Is this really a standard practice to create a startup for a daemon so that the daemon can be shut down when the system is shut down? Can you please point me to any manual or doc that describes this step?
I was thinking that by adding K05st.example to /etc/rc6.d e.g. would automatically take care of the daemon shutdown.
Please be aware that killall gets excuted after K* in /etc/rc6.d:
[root at lcls-srv20 init.d]# ls -all /etc/rc6.d/S00killall
lrwxrwxrwx 1 root root 17 Mar 3 13:04 /etc/rc6.d/S00killall -> ../init.d/killall
If killall is all needed, what is /etc/rc*.d/K* for?
Thanks again.
Jingchen
___________________________________
From: redhat-sysadmin-list-bounces at redhat.com [redhat-sysadmin-list-bounces at redhat.com] On Behalf Of Barry Brimer [lists at brimer.org]

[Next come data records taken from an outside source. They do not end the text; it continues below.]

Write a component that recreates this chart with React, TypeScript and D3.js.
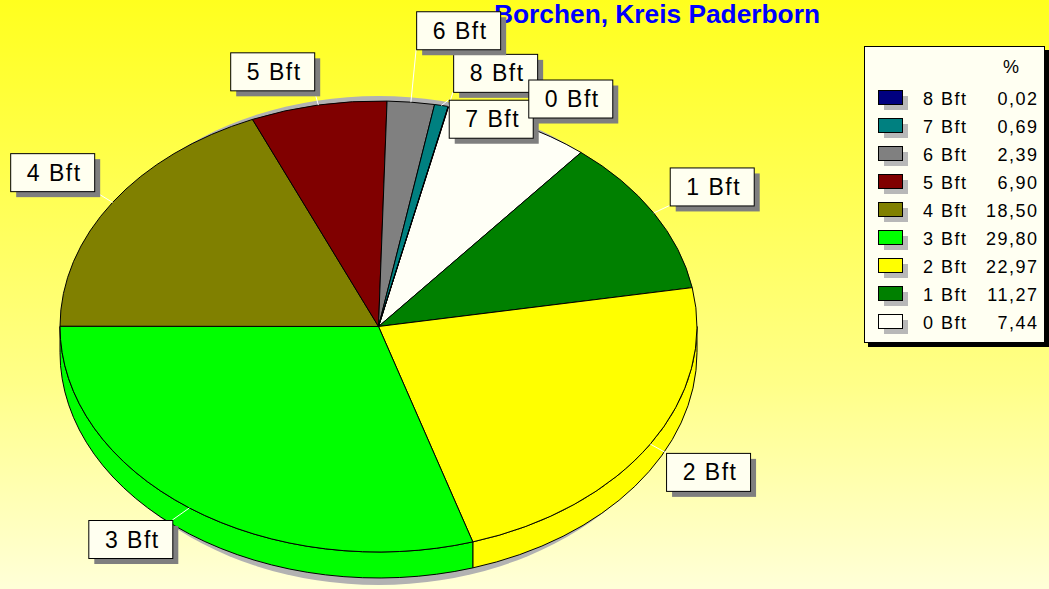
import React from "react";
import * as d3 from "d3";

const title = "Borchen, Kreis Paderborn";
const categories = ["0 Bft", "1 Bft", "2 Bft", "3 Bft", "4 Bft", "5 Bft", "6 Bft", "7 Bft", "8 Bft"];
const percentages = [7.44, 11.27, 22.97, 29.8, 18.5, 6.9, 2.39, 0.69, 0.02];
const sliceColors = ["#FFFFF6", "#008000", "#FFFF00", "#00FF00", "#808000", "#800000", "#808080", "#008080", "#000080"];
const legendHeader = "%";

// collision-avoidance nudges for crowded labels (layout only)
const labelNudge: Record<string, [number, number]> = {
  "6 Bft": [3, -38],
  "7 Bft": [3, 47],
  "0 Bft": [0, 7],
  "3 Bft": [-4, 0],
  "4 Bft": [0, -3],
  "1 Bft": [-3, 0],
  "2 Bft": [-3, 1],
};

const W = 1049;
const H = 589;
const FONT = "'Liberation Sans', Arial, sans-serif";

export default function App() {
  const cx = 378.5;
  const cy = 326.5;
  const rx = 318.5;
  const ry = 225.5;
  const depth = 26;
  const t0 = (12.7 * Math.PI) / 180;

  const pie = d3
    .pie<number>()
    .sort(null)
    .value((d) => d)
    .startAngle(t0)
    .endAngle(t0 + 2 * Math.PI);
  const arcs = pie(percentages);

  const pt = (t: number, dy = 0): [number, number] => [cx + rx * Math.sin(t), cy - ry * Math.cos(t) + dy];
  const f = (p: [number, number]) => `${p[0].toFixed(2)},${p[1].toFixed(2)}`;

  const topPath = (a: number, b: number) => {
    const large = b - a > Math.PI ? 1 : 0;
    return `M${cx},${cy}L${f(pt(a))}A${rx},${ry} 0 ${large} 1 ${f(pt(b))}Z`;
  };
  const sidePath = (a: number, b: number) => {
    return `M${f(pt(a))}A${rx},${ry} 0 0 1 ${f(pt(b))}L${f(pt(b, depth))}A${rx},${ry} 0 0 0 ${f(pt(a, depth))}Z`;
  };

  const sides = arcs
    .map((d, i) => {
      const a = Math.max(d.startAngle, Math.PI / 2);
      const b = Math.min(d.endAngle, (3 * Math.PI) / 2);
      return a < b ? { i, path: sidePath(a, b) } : null;
    })
    .filter((x) => x !== null) as { i: number; path: string }[];

  const BW = 84;
  const BH = 38;
  const labels = arcs.map((d, i) => {
    const mid = (d.startAngle + d.endAngle) / 2;
    const s = Math.sin(mid);
    const c = Math.cos(mid);
    const edge = pt(mid);
    const corner: [number, number] = [edge[0] + s * 22, edge[1] - c * 15];
    let x = s >= 0 ? corner[0] : corner[0] - BW;
    let y = c >= 0 ? corner[1] - BH : corner[1];
    const n = labelNudge[categories[i]];
    if (n) {
      x += n[0];
      y += n[1];
    }
    const corners: [number, number][] = [
      [x, y],
      [x + BW, y],
      [x, y + BH],
      [x + BW, y + BH],
    ];
    let best = corners[0];
    let bd = Infinity;
    for (const k of corners) {
      const dd = (k[0] - edge[0]) ** 2 + (k[1] - edge[1]) ** 2;
      if (dd < bd) {
        bd = dd;
        best = k;
      }
    }
    return { i, x, y, edge, lead: best };
  });
  const labelDrawOrder = [...labels].reverse();

  const fmt = d3.format(".2f");
  const legendIdx = d3.range(categories.length).reverse();

  return (
    <svg
      width={W}
      height={H}
      style={{ position: "absolute", left: 0, top: 0, display: "block" }}
      fontFamily={FONT}
    >
      <defs>
        <linearGradient id="bg" x1="0" y1="0" x2="0" y2="1">
          <stop offset="0" stopColor="#FFFF1E" />
          <stop offset="0.65" stopColor="#FFFF88" />
          <stop offset="1" stopColor="#FFFFD8" />
        </linearGradient>
      </defs>
      <rect x={0} y={0} width={W} height={H} fill="url(#bg)" />

      {/* pie shadow */}
      <ellipse cx={cx} cy={cy + 14} rx={rx - 2} ry={ry + 19} fill="#b2b2b2" />

      {/* side walls */}
      {sides.map((s) => (
        <path key={"s" + s.i} d={s.path} fill={sliceColors[s.i]} stroke="#000" strokeWidth={1} />
      ))}

      {/* top faces */}
      {arcs.map((d, i) => (
        <path key={"t" + i} d={topPath(d.startAngle, d.endAngle)} fill={sliceColors[i]} stroke="#000" strokeWidth={1} strokeLinejoin="round" />
      ))}

      {/* title */}
      <text x={494} y={23} fontSize={25} fontWeight="bold" fill="#0000FF" textLength={326} lengthAdjust="spacingAndGlyphs">
        {title}
      </text>

      {/* leader lines */}
      {labels.map((l) => (
        <line key={"l" + l.i} x1={l.edge[0]} y1={l.edge[1]} x2={l.lead[0]} y2={l.lead[1]} stroke="#fff" strokeWidth={1} />
      ))}

      {/* label boxes */}
      {labelDrawOrder.map((l) => (
        <g key={"b" + l.i}>
          <rect x={l.x + 6} y={l.y + 6} width={BW} height={BH} fill="#7f7f7f" />
          <rect x={l.x + 0.5} y={l.y + 0.5} width={BW} height={BH} fill="#FFFFF0" stroke="#000" strokeWidth={1} />
          <text x={l.x + BW / 2 + 2} y={l.y + BH / 2 + 8.5} fontSize={23} textAnchor="middle" letterSpacing={1.5} fill="#000">
            {categories[l.i]}
          </text>
        </g>
      ))}

      {/* legend */}
      <g>
        <rect x={868} y={50} width={181} height={297} fill="#000" />
        <rect x={864.5} y={46.5} width={180} height={296} fill="#FFFFF2" stroke="#000" strokeWidth={1} />
        <text x={1011} y={73} fontSize={18} textAnchor="middle" fill="#000">
          {legendHeader}
        </text>
        {legendIdx.map((idx, r) => {
          const yb = 105 + r * 28;
          return (
            <g key={"lg" + idx}>
              <rect x={884} y={yb - 9} width={24} height={14} fill="#b8b8b8" />
              <rect x={878.5} y={yb - 14.5} width={24} height={14} fill={sliceColors[idx]} stroke="#000" strokeWidth={1} />
              <text x={923} y={yb} fontSize={18} letterSpacing={1.5} fill="#000">
                {categories[idx]}
              </text>
              <text x={1038.5} y={yb} fontSize={18} letterSpacing={1.5} textAnchor="end" fill="#000">
                {fmt(percentages[idx]).replace(".", ",")}
              </text>
            </g>
          );
        })}
      </g>
    </svg>
  );
}
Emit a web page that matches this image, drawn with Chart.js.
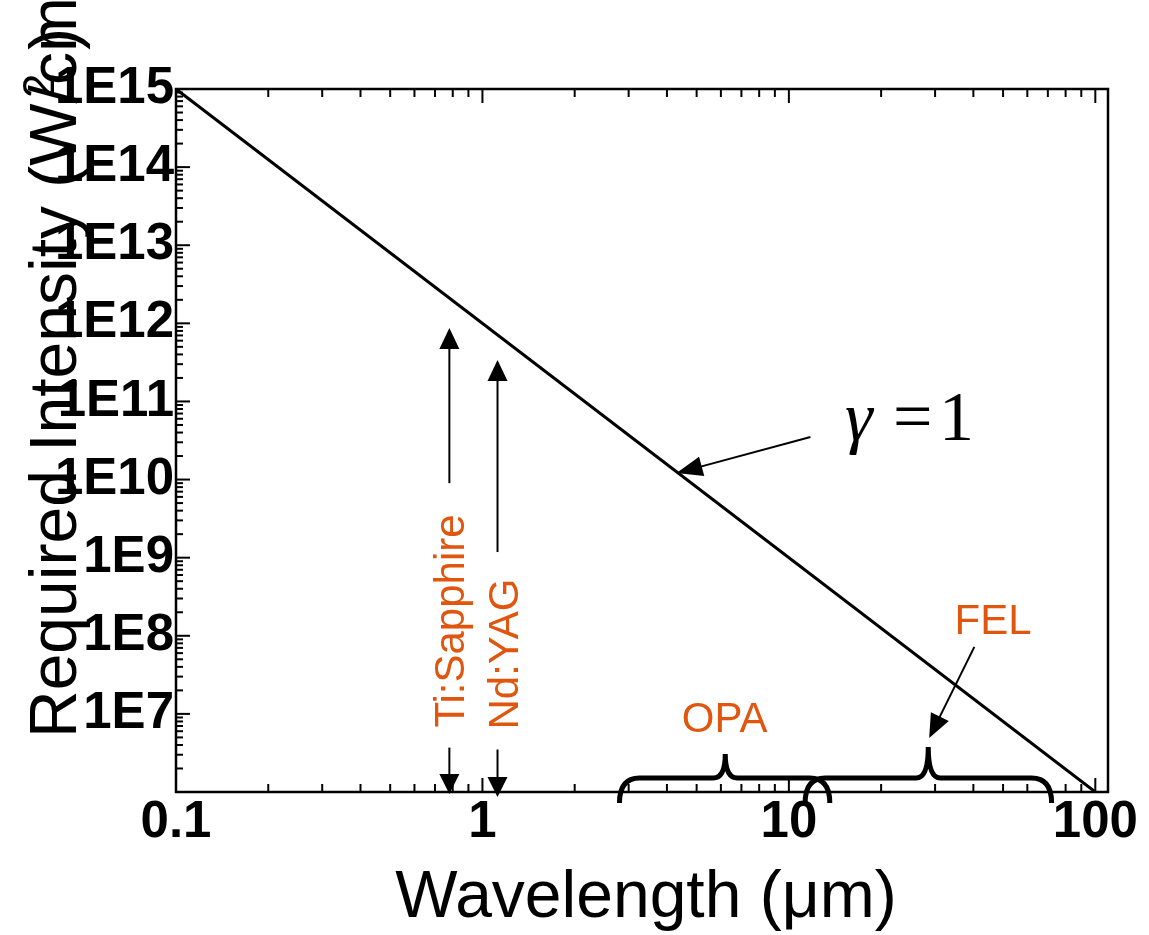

Sent: Monday, June 13, 2011 4:17 PM
To: redhat-sysadmin-list at redhat.com
Subject: Re: /etc/rc*.d/K05st.exmple not executed when the system is shut down
Quoting "Zhou, Jingchen" <jingchen at slac.stanford.edu>:
> I have a dummy startup file st.example in /etc/init.d (see below), which has
> been added to the system run levels as
>
> [root at srv]# chkconfig --list st.example
> st.example 0:off 1:off 2:off 3:on 4:off 5:off 6:off
>
> [root at srv]# ls /etc/rc*.d/*st.example /etc/rc0.d/K05st.example
> /etc/rc3.d/S92st.example /etc/rc6.d/K05st.example /etc/rc1.d/K05st.example
> /etc/rc4.d/K05st.example /etc/rc2.d/K05st.example /etc/rc5.d/K05st.example
>
>
> When I shut down the system, "stop" (or K05st.example) somehow is never
> executed (I don't see the log file in /tmp, and I don't see the shutdown
> message in /var/log/messages after the system is back up.). "start" always
> works as expected when the system comes up.
>
> Am I missing any?
Your start function needs to create a lockfile called /var/lock/subsys/<name of
service> and then your stop function needs to remove it. The
/etc/init.d/killall script will explain more.